> WRITTEN PROBLEM: Reproduce each line exactly.

> INFORMATION SUPPLIED:
****************************************

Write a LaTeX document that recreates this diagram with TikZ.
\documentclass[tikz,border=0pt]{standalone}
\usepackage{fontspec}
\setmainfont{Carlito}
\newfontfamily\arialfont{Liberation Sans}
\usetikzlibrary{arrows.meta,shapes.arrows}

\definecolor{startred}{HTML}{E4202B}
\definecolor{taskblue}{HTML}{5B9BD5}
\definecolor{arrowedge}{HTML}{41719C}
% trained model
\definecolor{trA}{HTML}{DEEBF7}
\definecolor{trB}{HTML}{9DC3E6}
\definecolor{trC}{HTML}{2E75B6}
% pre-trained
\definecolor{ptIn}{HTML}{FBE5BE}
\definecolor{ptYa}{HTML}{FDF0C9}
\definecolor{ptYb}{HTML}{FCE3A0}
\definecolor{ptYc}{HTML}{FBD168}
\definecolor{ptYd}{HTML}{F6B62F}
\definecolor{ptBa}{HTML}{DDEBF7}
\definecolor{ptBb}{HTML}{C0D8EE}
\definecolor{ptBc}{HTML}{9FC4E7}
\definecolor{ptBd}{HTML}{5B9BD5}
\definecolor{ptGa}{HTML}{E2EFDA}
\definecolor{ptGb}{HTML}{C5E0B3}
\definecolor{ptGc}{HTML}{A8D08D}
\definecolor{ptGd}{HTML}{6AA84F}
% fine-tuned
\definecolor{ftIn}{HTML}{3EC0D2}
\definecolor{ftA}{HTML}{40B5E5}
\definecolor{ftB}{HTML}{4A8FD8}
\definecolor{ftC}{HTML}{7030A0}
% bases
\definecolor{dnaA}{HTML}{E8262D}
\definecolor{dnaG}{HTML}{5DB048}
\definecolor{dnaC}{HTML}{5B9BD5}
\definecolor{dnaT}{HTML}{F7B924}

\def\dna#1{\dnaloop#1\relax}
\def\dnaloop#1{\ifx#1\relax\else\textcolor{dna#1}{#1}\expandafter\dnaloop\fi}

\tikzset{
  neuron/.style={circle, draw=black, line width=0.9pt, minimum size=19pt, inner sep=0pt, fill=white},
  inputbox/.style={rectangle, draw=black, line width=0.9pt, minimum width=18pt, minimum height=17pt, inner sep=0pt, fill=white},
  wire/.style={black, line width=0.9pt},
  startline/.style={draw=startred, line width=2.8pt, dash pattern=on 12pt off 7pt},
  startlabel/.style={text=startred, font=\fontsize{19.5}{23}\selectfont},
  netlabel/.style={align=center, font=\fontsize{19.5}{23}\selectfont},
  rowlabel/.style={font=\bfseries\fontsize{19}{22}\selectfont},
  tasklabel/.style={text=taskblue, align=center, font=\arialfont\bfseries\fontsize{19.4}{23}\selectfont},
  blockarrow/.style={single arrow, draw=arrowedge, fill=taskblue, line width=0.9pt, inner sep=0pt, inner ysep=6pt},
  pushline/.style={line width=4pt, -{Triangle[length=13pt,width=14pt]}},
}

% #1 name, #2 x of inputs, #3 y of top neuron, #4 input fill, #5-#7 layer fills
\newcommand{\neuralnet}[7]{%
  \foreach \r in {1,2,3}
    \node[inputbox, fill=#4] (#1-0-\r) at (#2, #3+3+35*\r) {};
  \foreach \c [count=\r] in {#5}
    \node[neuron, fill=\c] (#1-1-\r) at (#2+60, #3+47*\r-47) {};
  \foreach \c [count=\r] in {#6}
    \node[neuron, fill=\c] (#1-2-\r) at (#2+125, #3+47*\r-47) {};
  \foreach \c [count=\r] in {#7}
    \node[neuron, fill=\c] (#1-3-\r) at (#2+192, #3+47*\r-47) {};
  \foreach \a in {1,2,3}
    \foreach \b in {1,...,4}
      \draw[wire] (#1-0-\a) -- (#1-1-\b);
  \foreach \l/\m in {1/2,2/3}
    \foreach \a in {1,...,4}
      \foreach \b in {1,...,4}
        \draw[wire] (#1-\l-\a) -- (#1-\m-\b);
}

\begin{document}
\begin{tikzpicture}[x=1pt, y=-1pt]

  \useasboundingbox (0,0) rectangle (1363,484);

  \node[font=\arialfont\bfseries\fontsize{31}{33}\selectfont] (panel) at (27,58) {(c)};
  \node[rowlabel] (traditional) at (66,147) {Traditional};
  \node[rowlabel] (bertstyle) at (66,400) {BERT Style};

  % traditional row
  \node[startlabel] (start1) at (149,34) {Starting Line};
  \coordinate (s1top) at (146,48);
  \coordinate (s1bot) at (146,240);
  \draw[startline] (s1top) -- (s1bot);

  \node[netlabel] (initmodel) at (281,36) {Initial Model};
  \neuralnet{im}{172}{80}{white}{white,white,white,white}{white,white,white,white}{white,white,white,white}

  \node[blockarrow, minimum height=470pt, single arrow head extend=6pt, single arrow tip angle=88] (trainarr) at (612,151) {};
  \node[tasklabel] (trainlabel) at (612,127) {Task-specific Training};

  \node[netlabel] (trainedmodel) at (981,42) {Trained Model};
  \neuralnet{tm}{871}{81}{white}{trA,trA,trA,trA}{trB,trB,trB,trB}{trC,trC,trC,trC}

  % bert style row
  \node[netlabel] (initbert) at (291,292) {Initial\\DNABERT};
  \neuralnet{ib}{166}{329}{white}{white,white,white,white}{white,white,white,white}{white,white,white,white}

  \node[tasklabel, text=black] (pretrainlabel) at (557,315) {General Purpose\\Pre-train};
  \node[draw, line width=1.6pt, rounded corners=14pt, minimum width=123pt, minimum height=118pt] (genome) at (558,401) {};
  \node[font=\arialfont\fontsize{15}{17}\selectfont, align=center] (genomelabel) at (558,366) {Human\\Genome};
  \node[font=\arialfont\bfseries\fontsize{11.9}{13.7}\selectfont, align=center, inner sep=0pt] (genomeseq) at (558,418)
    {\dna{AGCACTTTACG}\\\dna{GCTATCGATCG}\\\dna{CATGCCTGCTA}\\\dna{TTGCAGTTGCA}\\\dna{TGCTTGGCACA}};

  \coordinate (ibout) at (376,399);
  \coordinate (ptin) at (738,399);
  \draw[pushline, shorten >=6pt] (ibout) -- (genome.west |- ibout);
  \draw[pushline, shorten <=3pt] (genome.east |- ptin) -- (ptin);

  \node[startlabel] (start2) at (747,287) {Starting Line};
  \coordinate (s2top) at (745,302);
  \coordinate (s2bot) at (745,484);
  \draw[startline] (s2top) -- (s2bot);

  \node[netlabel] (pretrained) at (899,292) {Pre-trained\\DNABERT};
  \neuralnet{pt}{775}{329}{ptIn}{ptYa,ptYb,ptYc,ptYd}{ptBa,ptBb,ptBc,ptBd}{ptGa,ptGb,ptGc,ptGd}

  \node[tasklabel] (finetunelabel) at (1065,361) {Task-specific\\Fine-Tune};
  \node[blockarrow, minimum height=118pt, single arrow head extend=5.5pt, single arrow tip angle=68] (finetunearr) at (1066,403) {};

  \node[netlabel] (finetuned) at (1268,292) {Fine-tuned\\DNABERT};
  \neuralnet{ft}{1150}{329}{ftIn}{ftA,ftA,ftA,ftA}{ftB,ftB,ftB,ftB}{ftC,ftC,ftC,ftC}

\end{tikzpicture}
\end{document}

****************************************

> EXPECTED OUTPUT:
Write a LaTeX document that recreates this diagram with TikZ.
\documentclass[tikz,border=0pt]{standalone}
\usepackage{fontspec}
\setmainfont{Carlito}
\newfontfamily\arialfont{Liberation Sans}
\usetikzlibrary{arrows.meta,shapes.arrows}

\definecolor{startred}{HTML}{E4202B}
\definecolor{taskblue}{HTML}{5B9BD5}
\definecolor{arrowedge}{HTML}{41719C}
% trained model
\definecolor{trA}{HTML}{DEEBF7}
\definecolor{trB}{HTML}{9DC3E6}
\definecolor{trC}{HTML}{2E75B6}
% pre-trained
\definecolor{ptIn}{HTML}{FBE5BE}
\definecolor{ptYa}{HTML}{FDF0C9}
\definecolor{ptYb}{HTML}{FCE3A0}
\definecolor{ptYc}{HTML}{FBD168}
\definecolor{ptYd}{HTML}{F6B62F}
\definecolor{ptBa}{HTML}{DDEBF7}
\definecolor{ptBb}{HTML}{C0D8EE}
\definecolor{ptBc}{HTML}{9FC4E7}
\definecolor{ptBd}{HTML}{5B9BD5}
\definecolor{ptGa}{HTML}{E2EFDA}
\definecolor{ptGb}{HTML}{C5E0B3}
\definecolor{ptGc}{HTML}{A8D08D}
\definecolor{ptGd}{HTML}{6AA84F}
% fine-tuned
\definecolor{ftIn}{HTML}{3EC0D2}
\definecolor{ftA}{HTML}{40B5E5}
\definecolor{ftB}{HTML}{4A8FD8}
\definecolor{ftC}{HTML}{7030A0}
% bases
\definecolor{dnaA}{HTML}{E8262D}
\definecolor{dnaG}{HTML}{5DB048}
\definecolor{dnaC}{HTML}{5B9BD5}
\definecolor{dnaT}{HTML}{F7B924}

\def\dna#1{\dnaloop#1\relax}
\def\dnaloop#1{\ifx#1\relax\else\textcolor{dna#1}{#1}\expandafter\dnaloop\fi}

\tikzset{
  neuron/.style={circle, draw=black, line width=0.9pt, minimum size=19pt, inner sep=0pt, fill=white},
  inputbox/.style={rectangle, draw=black, line width=0.9pt, minimum width=18pt, minimum height=17pt, inner sep=0pt, fill=white},
  wire/.style={black, line width=0.9pt},
  startline/.style={draw=startred, line width=2.8pt, dash pattern=on 12pt off 7pt},
  startlabel/.style={text=startred, font=\fontsize{19.5}{23}\selectfont},
  netlabel/.style={align=center, font=\fontsize{19.5}{23}\selectfont},
  rowlabel/.style={font=\bfseries\fontsize{19}{22}\selectfont},
  tasklabel/.style={text=taskblue, align=center, font=\arialfont\bfseries\fontsize{19.4}{23}\selectfont},
  blockarrow/.style={single arrow, draw=arrowedge, fill=taskblue, line width=0.9pt, inner sep=0pt, inner ysep=6pt},
  pushline/.style={line width=4pt, -{Triangle[length=13pt,width=14pt]}},
}

% #1 name, #2 x of inputs, #3 y of top neuron, #4 input fill, #5-#7 layer fills
\newcommand{\neuralnet}[7]{%
  \foreach \r in {1,2,3}
    \node[inputbox, fill=#4] (#1-0-\r) at (#2, #3+3+35*\r) {};
  \foreach \c [count=\r] in {#5}
    \node[neuron, fill=\c] (#1-1-\r) at (#2+60, #3+47*\r-47) {};
  \foreach \c [count=\r] in {#6}
    \node[neuron, fill=\c] (#1-2-\r) at (#2+125, #3+47*\r-47) {};
  \foreach \c [count=\r] in {#7}
    \node[neuron, fill=\c] (#1-3-\r) at (#2+192, #3+47*\r-47) {};
  \foreach \a in {1,2,3}
    \foreach \b in {1,...,4}
      \draw[wire] (#1-0-\a) -- (#1-1-\b);
  \foreach \l/\m in {1/2,2/3}
    \foreach \a in {1,...,4}
      \foreach \b in {1,...,4}
        \draw[wire] (#1-\l-\a) -- (#1-\m-\b);
}

\begin{document}
\begin{tikzpicture}[x=1pt, y=-1pt]

  \useasboundingbox (0,0) rectangle (1363,484);

  \node[font=\arialfont\bfseries\fontsize{31}{33}\selectfont] (panel) at (27,58) {(c)};
  \node[rowlabel] (traditional) at (66,147) {Traditional};
  \node[rowlabel] (bertstyle) at (66,400) {BERT Style};

  % traditional row
  \node[startlabel] (start1) at (149,34) {Starting Line};
  \coordinate (s1top) at (146,48);
  \coordinate (s1bot) at (146,240);
  \draw[startline] (s1top) -- (s1bot);

  \node[netlabel] (initmodel) at (281,36) {Initial Model};
  \neuralnet{im}{172}{80}{white}{white,white,white,white}{white,white,white,white}{white,white,white,white}

  \node[blockarrow, minimum height=470pt, single arrow head extend=6pt, single arrow tip angle=88] (trainarr) at (612,151) {};
  \node[tasklabel] (trainlabel) at (612,127) {Task-specific Training};

  \node[netlabel] (trainedmodel) at (981,42) {Trained Model};
  \neuralnet{tm}{871}{81}{white}{trA,trA,trA,trA}{trB,trB,trB,trB}{trC,trC,trC,trC}

  % bert style row
  \node[netlabel] (initbert) at (291,292) {Initial\\DNABERT};
  \neuralnet{ib}{166}{329}{white}{white,white,white,white}{white,white,white,white}{white,white,white,white}

  \node[tasklabel, text=black] (pretrainlabel) at (557,315) {General Purpose\\Pre-train};
  \node[draw, line width=1.6pt, rounded corners=14pt, minimum width=123pt, minimum height=118pt] (genome) at (558,401) {};
  \node[font=\arialfont\fontsize{15}{17}\selectfont, align=center] (genomelabel) at (558,366) {Human\\Genome};
  \node[font=\arialfont\bfseries\fontsize{11.9}{13.7}\selectfont, align=center, inner sep=0pt] (genomeseq) at (558,418)
    {\dna{AGCACTTTACG}\\\dna{GCTATCGATCG}\\\dna{CATGCCTGCTA}\\\dna{TTGCAGTTGCA}\\\dna{TGCTTGGCACA}};

  \coordinate (ibout) at (376,399);
  \coordinate (ptin) at (738,399);
  \draw[pushline, shorten >=6pt] (ibout) -- (genome.west |- ibout);
  \draw[pushline, shorten <=3pt] (genome.east |- ptin) -- (ptin);

  \node[startlabel] (start2) at (747,287) {Starting Line};
  \coordinate (s2top) at (745,302);
  \coordinate (s2bot) at (745,484);
  \draw[startline] (s2top) -- (s2bot);

  \node[netlabel] (pretrained) at (899,292) {Pre-trained\\DNABERT};
  \neuralnet{pt}{775}{329}{ptIn}{ptYa,ptYb,ptYc,ptYd}{ptBa,ptBb,ptBc,ptBd}{ptGa,ptGb,ptGc,ptGd}

  \node[tasklabel] (finetunelabel) at (1065,361) {Task-specific\\Fine-Tune};
  \node[blockarrow, minimum height=118pt, single arrow head extend=5.5pt, single arrow tip angle=68] (finetunearr) at (1066,403) {};

  \node[netlabel] (finetuned) at (1268,292) {Fine-tuned\\DNABERT};
  \neuralnet{ft}{1150}{329}{ftIn}{ftA,ftA,ftA,ftA}{ftB,ftB,ftB,ftB}{ftC,ftC,ftC,ftC}

\end{tikzpicture}
\end{document}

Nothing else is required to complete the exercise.